In simplest terms, quadraphonic is 4-channel audio, consisting of two front speakers and two rear speakers. The speakers are positioned in four corners of the listening space, and all four channels consist of completely independent audio. Introduced in the 1970s, quadraphonic wasn’t one format, but many competing, and largely incompatible, formats on different media. Quadraphonic was available on records, 8-track, and reel-to-reel. Quadraphonic was a commercial failure. The variety of competing formats coupled with the lack of hardware capable of reproducing quadraphonic sound doomed multi-channel audio to go the way of the dinosaur until the late 1980s, when multi-channel came back to the forefront with the home theater boom in the form of surround sound.
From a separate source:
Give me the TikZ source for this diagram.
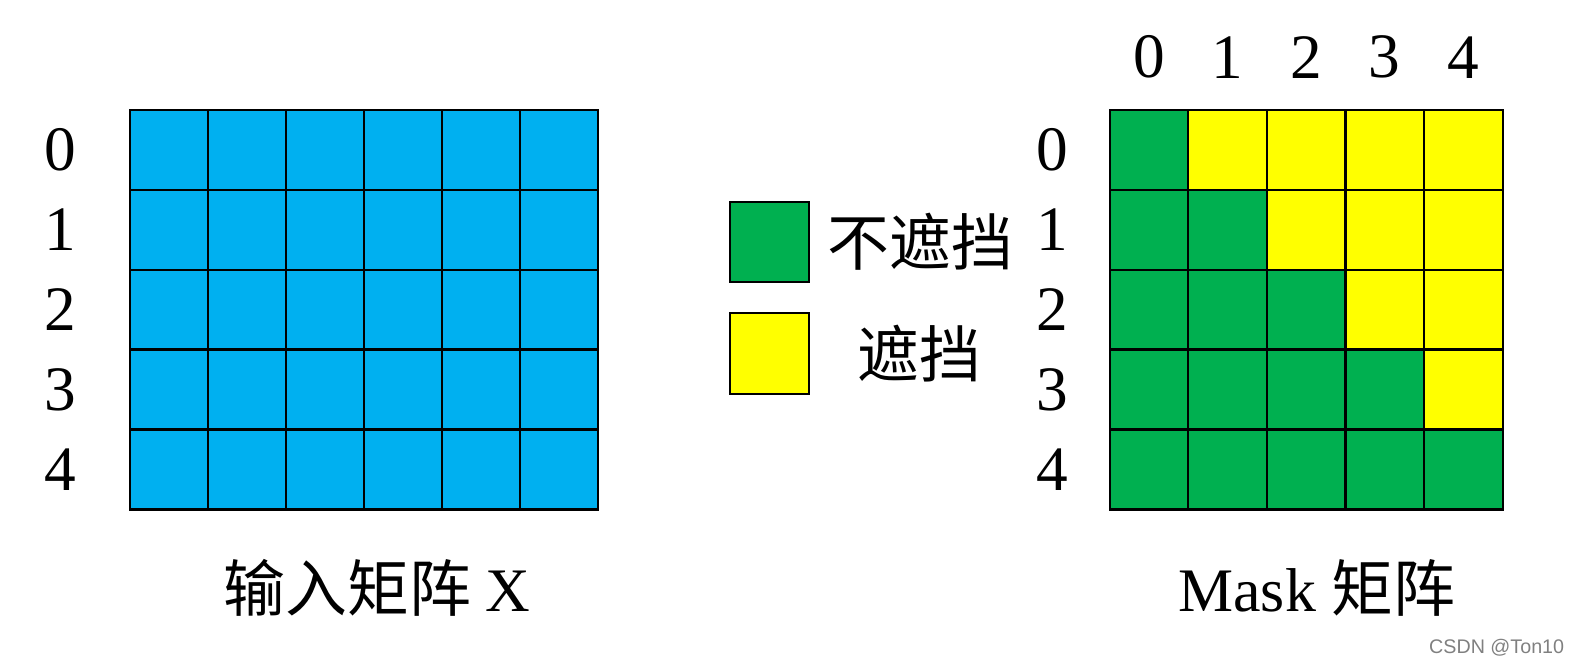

The quadraphonic formats that were available were:
CD-4: One of the less popular vinyl formats due to incompatibility issues and limited frequency response (topping out at 15kHz).
Q4: Said to be the best with fully discrete audio and full bandwidth. A reel-to-reel format.
Quad-8: An 8-track format.
SQ: (Surround Quadraphonic) Matrix quadraphonic for vinyl.
QS: Similar to SQ, but functioned almost exclusively on Sansui receivers.
Matrix H: Developed by the BBC as a means to broadcast quadraphonic audio over the air in a manner compatible with normal stereo receivers.